Quando con Costantino il cristianesimo si è trasformato in cristianità e si è ritrovato ad essere cultura cristiana, civiltà cri­stiana, il martirio scomparve come quotidiana, contemporanea, reale memoria crucis nella storia cristiana. Ilario di Poitiers (+367), che vede ormai la chiesa non più contraddetta né osteggiata, ma omaggiata e apparentemente ascoltata, ritiene di dover così mettere in guardia i cristiani: “Ora combattiamo contro un nemico insidioso, un nemico che lusinga...; non ci flagella la schiena, ma ci accarezza il ventre; non ci confisca i beni dandoci così la vita, ma ci arricchisce dandoci così la morte; non ci spinge verso la libertà mettendoci in carcere, ma verso la schiavitù invitandoci e onorandoci nel palazzo; non ci percuote ai fianchi, ma prende possesso del cuore; non ci taglia la te­sta con la spada ma ci uccide l'anima con il denaro, l'onore, il potere”.

Contro questa deriva, spetta ai semplici fedeli fare da sentinelle, vigilare sui “vigilanti” (episcopi), rompere il silenzio per dare voce all’umanità ferita, alla dignità calpestata, alla natura violentata e, in questo servizio, riscoprire la entusiasmante e gioiosa vocazione profetica che nella chiesa tutti, comunitariamente, investe ed ognuno, singolarmente, responsabilizza.
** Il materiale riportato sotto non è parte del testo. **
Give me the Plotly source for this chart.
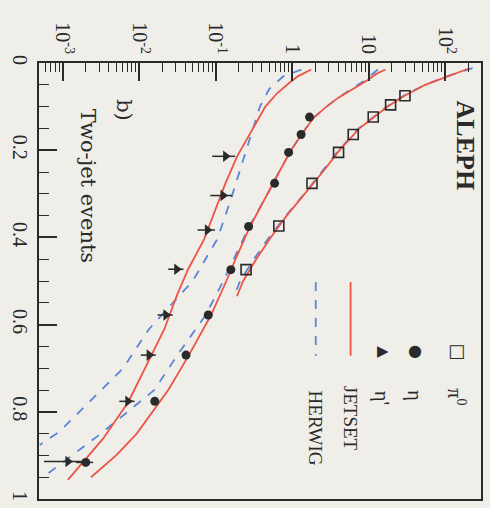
import plotly.graph_objects as go

# ---------------- data ----------------
# horizontal (log) axis = 1/N dN/dx ; vertical axis = x  (figure is shown rotated)
pi0_x = [0.075, 0.096, 0.124, 0.164, 0.205, 0.276, 0.374, 0.474]
pi0_y = [29.9, 19.4, 11.5, 6.3, 4.05, 1.82, 0.67, 0.25]

eta_x = [0.124, 0.164, 0.205, 0.276, 0.375, 0.474, 0.578, 0.670, 0.776, 0.916]
eta_y = [1.69, 1.31, 0.90, 0.59, 0.27, 0.158, 0.080, 0.041, 0.016, 0.0020]
eta_err = [0.05, 0.04, 0.03, 0.02, 0.01, 0.006, 0.004, 0.002, 0.0012, 0.0005]

etap_x = [0.214, 0.304, 0.383, 0.473, 0.578, 0.670, 0.776, 0.914]
etap_y = [0.135, 0.125, 0.078, 0.031, 0.0224, 0.0135, 0.0071, 0.00117]
etap_err = [0.045, 0.04, 0.02, 0.007, 0.005, 0.003, 0.0016, 0.0006]

pi0_jet_x = [0.012, 0.02, 0.03, 0.05, 0.075, 0.1, 0.15, 0.2, 0.25, 0.3, 0.35, 0.4, 0.45, 0.5, 0.535]
pi0_jet_y = [209, 158, 105, 55, 29.5, 17.8, 7.6, 4.17, 2.51, 1.45, 0.85, 0.525, 0.339, 0.229, 0.19]
pi0_her_x = [0.012, 0.02, 0.03, 0.05, 0.075, 0.1, 0.15, 0.2, 0.25, 0.3, 0.35, 0.4, 0.45, 0.5, 0.535]
pi0_her_y = [229, 166, 107, 55, 28.8, 17.4, 7.4, 4.07, 2.45, 1.45, 0.83, 0.50, 0.316, 0.209, 0.174]

eta_jet_x = [0.015, 0.025, 0.04, 0.06, 0.08, 0.1, 0.124, 0.164, 0.205, 0.25, 0.3, 0.375,
             0.45, 0.5, 0.578, 0.67, 0.75, 0.8, 0.85, 0.9, 0.95]
eta_jet_y = [16.6, 12.6, 9.55, 6.03, 3.98, 2.82, 1.95, 1.32, 0.933, 0.676, 0.479, 0.282,
             0.182, 0.138, 0.0871, 0.0447, 0.024, 0.0151, 0.0093, 0.0050, 0.00234]
eta_her_x = [0.015, 0.025, 0.04, 0.06, 0.08, 0.1, 0.124, 0.164, 0.205, 0.25, 0.3, 0.375,
             0.45, 0.5, 0.578, 0.67, 0.75, 0.8, 0.85, 0.9, 0.945]
eta_her_y = [13.2, 11.2, 8.91, 5.89, 3.98, 2.82, 1.95, 1.32, 0.933, 0.676, 0.479, 0.275,
             0.170, 0.126, 0.0741, 0.0316, 0.0158, 0.00708, 0.00316, 0.00132, 0.000603]

etap_jet_x = [0.015, 0.03, 0.046, 0.07, 0.1, 0.16, 0.214, 0.275, 0.35, 0.404, 0.473,
              0.53, 0.61, 0.7, 0.777, 0.861, 0.956]
etap_jet_y = [1.78, 1.20, 0.912, 0.631, 0.447, 0.282, 0.191, 0.135, 0.0933, 0.0708, 0.0437,
              0.0316, 0.0214, 0.0120, 0.00724, 0.00339, 0.00117]
etap_her_x = [0.015, 0.031, 0.06, 0.1, 0.2, 0.313, 0.404, 0.5, 0.61, 0.7, 0.777, 0.845, 0.876]
etap_her_y = [1.32, 0.759, 0.501, 0.380, 0.251, 0.158, 0.105, 0.0501, 0.0135, 0.00617,
              0.00224, 0.000912, 0.000501]

log_tickvals = [0.001, 0.01, 0.1, 1, 10, 100]
log_ticktext = ["10<sup>-3</sup>", "10<sup>-2</sup>", "10<sup>-1</sup>", "1", "10", "10<sup>2</sup>"]
x_tickvals = [0, 0.2, 0.4, 0.6, 0.8, 1]
x_ticktext = ["0", "0.2", "0.4", "0.6", "0.8", "1"]

# ---------------- styles ----------------
BG = "#efeee9"
INK = "#2a2a2a"
RED = "#ec5546"
BLUE = "#5a85d8"
SERIF = "Liberation Serif, Times New Roman, serif"
WIDE_SERIF = "DejaVu Serif, serif"

fig = go.Figure()

def curve(xs, ys, color, dash):
    fig.add_trace(go.Scatter(x=ys, y=xs, mode="lines",
                             line=dict(color=color, width=1.8, dash=dash),
                             showlegend=False, hoverinfo="skip"))

curve(pi0_her_x, pi0_her_y, BLUE, "dash")
curve(eta_her_x, eta_her_y, BLUE, "dash")
curve(etap_her_x, etap_her_y, BLUE, "dash")
curve(pi0_jet_x, pi0_jet_y, RED, "solid")
curve(eta_jet_x, eta_jet_y, RED, "solid")
curve(etap_jet_x, etap_jet_y, RED, "solid")

fig.add_trace(go.Scatter(x=pi0_y, y=pi0_x, mode="markers",
                         marker=dict(symbol="square-open", size=10, color=INK,
                                     line=dict(width=1.6, color=INK)),
                         showlegend=False))
fig.add_trace(go.Scatter(x=eta_y, y=eta_x, mode="markers",
                         error_x=dict(type="data", array=eta_err, color=INK, thickness=1.5, width=0),
                         marker=dict(symbol="circle", size=9, color=INK),
                         showlegend=False))
fig.add_trace(go.Scatter(x=etap_y, y=etap_x, mode="markers",
                         error_x=dict(type="data", array=etap_err, color=INK, thickness=1.5, width=0),
                         marker=dict(symbol="triangle-right", size=10, color=INK),
                         showlegend=False))

tickfont = dict(family=SERIF, size=20, color=INK)

fig.update_layout(
    width=490, height=508,
    margin=dict(l=39, r=7, t=63, b=7),
    paper_bgcolor=BG, plot_bgcolor=BG,
    showlegend=False,
    xaxis=dict(type="log", range=[-3.31, 2.47], side="top",
               tickvals=log_tickvals, ticktext=log_ticktext, tickangle=90,
               ticks="inside", ticklen=18, tickwidth=1.5, tickcolor=INK,
               minor=dict(ticks="inside", ticklen=9, tickwidth=1.2, tickcolor=INK,
                          tickvals=[v * m for v in [0.0001, 0.001, 0.01, 0.1, 1, 10, 100]
                                    for m in range(2, 10)]),
               showline=True, linecolor=INK, linewidth=2, mirror=True,
               showgrid=False, zeroline=False, tickfont=tickfont),
    yaxis=dict(range=[1, 0], side="left",
               tickvals=x_tickvals, ticktext=x_ticktext, tickangle=90,
               ticks="inside", ticklen=18, tickwidth=1.5, tickcolor=INK,
               minor=dict(ticks="inside", ticklen=10, tickwidth=1.2, tickcolor=INK, dtick=0.05),
               showline=True, linecolor=INK, linewidth=2, mirror=True,
               showgrid=False, zeroline=False, tickfont=tickfont),
)

def px2paper(px, py):
    return (px - 39) / 444, (501 - py) / 438

def label(text, px, py, size, bold=False, family=SERIF):
    x, y = px2paper(px, py)
    fig.add_annotation(text=("<b>%s</b>" % text) if bold else text, x=x, y=y,
                       xref="paper", yref="paper", xanchor="center", yanchor="middle",
                       showarrow=False, textangle=90,
                       font=dict(family=family, size=size, color=INK))

label("ALEPH", 467, 146, 26, bold=True)
label("b)", 125, 110, 21, family=WIDE_SERIF)
label("Two-jet events", 88, 187, 21, family=WIDE_SERIF)

# legend (rotated)
label("π<sup>0</sup>", 458, 398, 20)
label("η", 416, 397, 20)
label("η'", 383, 400, 20)
label("JETSET", 352, 420, 19)
label("HERWIG", 317, 430, 19)

for sym, px, size in [("□", 458, 18), ("●", 417, 16), ("▶", 385, 15)]:
    x, y = px2paper(px, 352)
    fig.add_annotation(text=sym, x=x, y=y, xref="paper", yref="paper",
                       xanchor="center", yanchor="middle", showarrow=False,
                       font=dict(family="DejaVu Sans", size=size, color=INK))

for px, color, dash in [(352, RED, "solid"), (317, BLUE, "dash")]:
    x, y0 = px2paper(px, 283)
    _, y1 = px2paper(px, 357)
    fig.add_shape(type="line", xref="paper", yref="paper", x0=x, x1=x, y0=y0, y1=y1,
                  line=dict(color=color, width=1.8, dash=dash))

fig.write_html("out.html")
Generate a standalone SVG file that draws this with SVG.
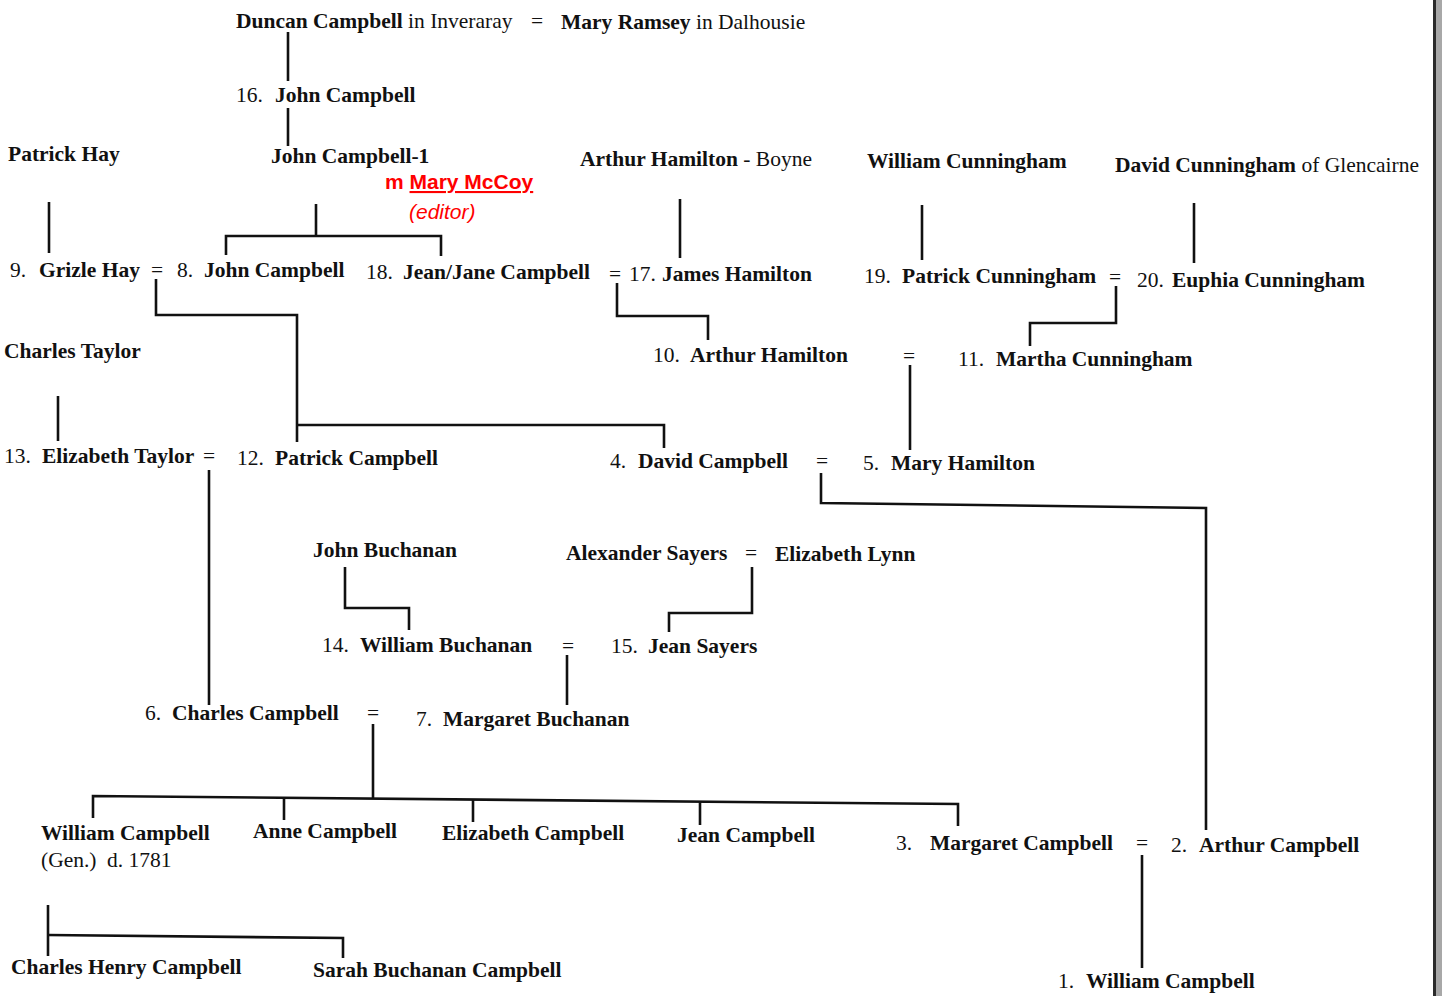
<svg xmlns="http://www.w3.org/2000/svg" width="1442" height="996" viewBox="0 0 1442 996">
<style>
.t{font-family:"Liberation Serif","Times New Roman",serif;font-size:21.5px;fill:#111}
.b{font-weight:bold}
.red{font-family:"Liberation Sans",Arial,sans-serif;font-size:21px;fill:#ff0000}
.ln{stroke:#111;stroke-width:2.6;fill:none;stroke-linejoin:miter}
</style>
<rect width="1442" height="996" fill="#fff"/>
<g id="scan-edge">
<rect x="1434" y="0" width="8" height="996" fill="#a8a8a8"/>
<rect x="1433" y="0" width="3" height="996" fill="#2a2a2a"/>
</g>
<g id="connectors">
<path class="ln" d="M288 32V81"/>
<path class="ln" d="M288 108V146"/>
<path class="ln" d="M49 202V253"/>
<path class="ln" d="M316 204V236M226 255V236H441V256"/>
<path class="ln" d="M680 199V258"/>
<path class="ln" d="M922 205V260"/>
<path class="ln" d="M1194 203V263"/>
<path class="ln" d="M156 279V315H297V442"/>
<path class="ln" d="M297 425H664V448"/>
<path class="ln" d="M617 283V316H708V340"/>
<path class="ln" d="M1116 286V323H1030V346"/>
<path class="ln" d="M910 365V450"/>
<path class="ln" d="M58 396V441"/>
<path class="ln" d="M209 470V705"/>
<path class="ln" d="M821 473V503L1206 508V830"/>
<path class="ln" d="M345 567V608H409V630"/>
<path class="ln" d="M752 567V613H669V632"/>
<path class="ln" d="M567 655V705"/>
<path class="ln" d="M373 724V798"/>
<path class="ln" d="M93 818V796L958 804V826"/>
<path class="ln" d="M284 798V820"/>
<path class="ln" d="M473 800V822"/>
<path class="ln" d="M700 802V825"/>
<path class="ln" d="M1142 855V968"/>
<path class="ln" d="M48 905V956"/>
<path class="ln" d="M48 935L343 938V958"/>
</g>
<g id="duncan"><text class="t" x="236" y="28"><tspan class="b">Duncan Campbell</tspan> in Inveraray</text></g>
<g id="m-duncan"><text class="t" x="531" y="28">=</text></g>
<g id="mary-ramsey"><text class="t" x="561" y="29"><tspan class="b">Mary Ramsey</tspan> in Dalhousie</text></g>
<g id="p16"><text class="t" x="236" y="102">16.<tspan class="b" x="275">John Campbell</tspan></text></g>
<g id="patrick-hay"><text class="t b" x="8" y="161">Patrick Hay</text></g>
<g id="john-campbell-1"><text class="t b" x="271" y="163">John Campbell-1</text></g>
<g id="editor-note">
<text class="red" x="385" y="189" font-weight="bold">m <tspan text-decoration="underline">Mary McCoy</tspan></text>
<text class="red" x="409" y="219" font-style="italic">(editor)</text>
</g>
<g id="arthur-hamilton-boyne"><text class="t" x="580" y="166"><tspan class="b">Arthur Hamilton</tspan> - Boyne</text></g>
<g id="william-cunningham"><text class="t b" x="867" y="168">William Cunningham</text></g>
<g id="david-cunningham"><text class="t" x="1115" y="172"><tspan class="b">David Cunningham</tspan> of Glencairne</text></g>
<g id="p9"><text class="t" x="10" y="277">9.<tspan class="b" x="39">Grizle Hay</tspan></text></g>
<g id="m-9-8"><text class="t" x="151" y="277">=</text></g>
<g id="p8"><text class="t" x="177" y="277">8.<tspan class="b" x="204">John Campbell</tspan></text></g>
<g id="p18"><text class="t" x="366" y="279">18.<tspan class="b" x="403">Jean/Jane Campbell</tspan></text></g>
<g id="m-18-17"><text class="t" x="609" y="281">=</text></g>
<g id="p17"><text class="t" x="629" y="281">17.<tspan class="b" x="662">James Hamilton</tspan></text></g>
<g id="p19"><text class="t" x="864" y="283">19.<tspan class="b" x="902">Patrick Cunningham</tspan></text></g>
<g id="m-19-20"><text class="t" x="1109" y="284">=</text></g>
<g id="p20"><text class="t" x="1137" y="287">20.<tspan class="b" x="1172">Euphia Cunningham</tspan></text></g>
<g id="charles-taylor"><text class="t b" x="4" y="358">Charles Taylor</text></g>
<g id="p10"><text class="t" x="653" y="362">10.<tspan class="b" x="690">Arthur Hamilton</tspan></text></g>
<g id="m-10-11"><text class="t" x="903" y="363">=</text></g>
<g id="p11"><text class="t" x="958" y="366">11.<tspan class="b" x="996">Martha Cunningham</tspan></text></g>
<g id="p13"><text class="t" x="4" y="463">13.<tspan class="b" x="42">Elizabeth Taylor</tspan><tspan x="203">=</tspan></text></g>
<g id="p12"><text class="t" x="237" y="465">12.<tspan class="b" x="275">Patrick Campbell</tspan></text></g>
<g id="p4"><text class="t" x="610" y="468">4.<tspan class="b" x="638">David Campbell</tspan></text></g>
<g id="m-4-5"><text class="t" x="816" y="468">=</text></g>
<g id="p5"><text class="t" x="863" y="470">5.<tspan class="b" x="891">Mary Hamilton</tspan></text></g>
<g id="john-buchanan"><text class="t b" x="313" y="557">John Buchanan</text></g>
<g id="alexander-sayers"><text class="t b" x="566" y="560">Alexander Sayers</text></g>
<g id="m-sayers"><text class="t" x="745" y="560">=</text></g>
<g id="elizabeth-lynn"><text class="t b" x="775" y="561">Elizabeth Lynn</text></g>
<g id="p14"><text class="t" x="322" y="652">14.<tspan class="b" x="360">William Buchanan</tspan></text></g>
<g id="m-14-15"><text class="t" x="562" y="653">=</text></g>
<g id="p15"><text class="t" x="611" y="653">15.<tspan class="b" x="648">Jean Sayers</tspan></text></g>
<g id="p6"><text class="t" x="145" y="720">6.<tspan class="b" x="172">Charles Campbell</tspan></text></g>
<g id="m-6-7"><text class="t" x="367" y="720">=</text></g>
<g id="p7"><text class="t" x="416" y="726">7.<tspan class="b" x="443">Margaret Buchanan</tspan></text></g>
<g id="william-campbell-gen">
<text class="t b" x="41" y="840">William Campbell</text>
<text class="t" x="41" y="867">(Gen.)<tspan x="107">d. 1781</tspan></text>
</g>
<g id="anne-campbell"><text class="t b" x="253" y="838">Anne Campbell</text></g>
<g id="elizabeth-campbell"><text class="t b" x="442" y="840">Elizabeth Campbell</text></g>
<g id="jean-campbell"><text class="t b" x="677" y="842">Jean Campbell</text></g>
<g id="p3"><text class="t" x="896" y="850">3.<tspan class="b" x="930">Margaret Campbell</tspan></text></g>
<g id="m-3-2"><text class="t" x="1136" y="850">=</text></g>
<g id="p2"><text class="t" x="1171" y="852">2.<tspan class="b" x="1199">Arthur Campbell</tspan></text></g>
<g id="p1"><text class="t" x="1058" y="988">1.<tspan class="b" x="1086">William Campbell</tspan></text></g>
<g id="charles-henry-campbell"><text class="t b" x="11" y="974">Charles Henry Campbell</text></g>
<g id="sarah-buchanan-campbell"><text class="t b" x="313" y="977">Sarah Buchanan Campbell</text></g>
</svg>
Tra molti credenti e molti non credenti, per ragione sia di fede che di democrazia, cresce l’insofferenza verso una gerarchia “idiota” (nel senso letterale del termine, che “gira intorno a se stessa”) e di una classe politica genuflessa, senza più dignità alcuna.

L’autore di questo libro non sono io, ma le molte persone sparse in tutta Italia, che sentono su di sé la pesantezza del momento e che, non arrendendosi allo scoramento o alla disperazione, non astraendosi in una religiosità intimistica e consolatoria né blindandosi nell’indifferenza della disaffezione, hanno voluto gridare la loro rabbia e rinverdire la loro speranza.
Stimolati dalla mia lettera pubblicata su La Repubblica del 13 ottobre 2005, nella rubrica curata dal dott. Corrado Augias, hanno preso carta e penna ed hanno scritto, mandando lettere o inviando messaggi via e-mail, per esprimere le loro amarezze e il loro disappunto.
Tutti, credenti e non, nel sogno di una nuova pentecoste che scuota i nostri vescovi dai loro calcoli fatti di grandi mire egemoniche e di piccole furbizie diplomatiche.
Il potere, come capacità di decidere per gli altri, la bulimia come volontà di possesso mai soddisfatta, il narcisismo come il rapportare il mondo a sé invece che vedere se stessi in funzione del mondo, saranno pure virtù per questa mondana chiesa.
Per noi sono e restano le tentazioni mai definitivamente debellate di una “chiesa altra”.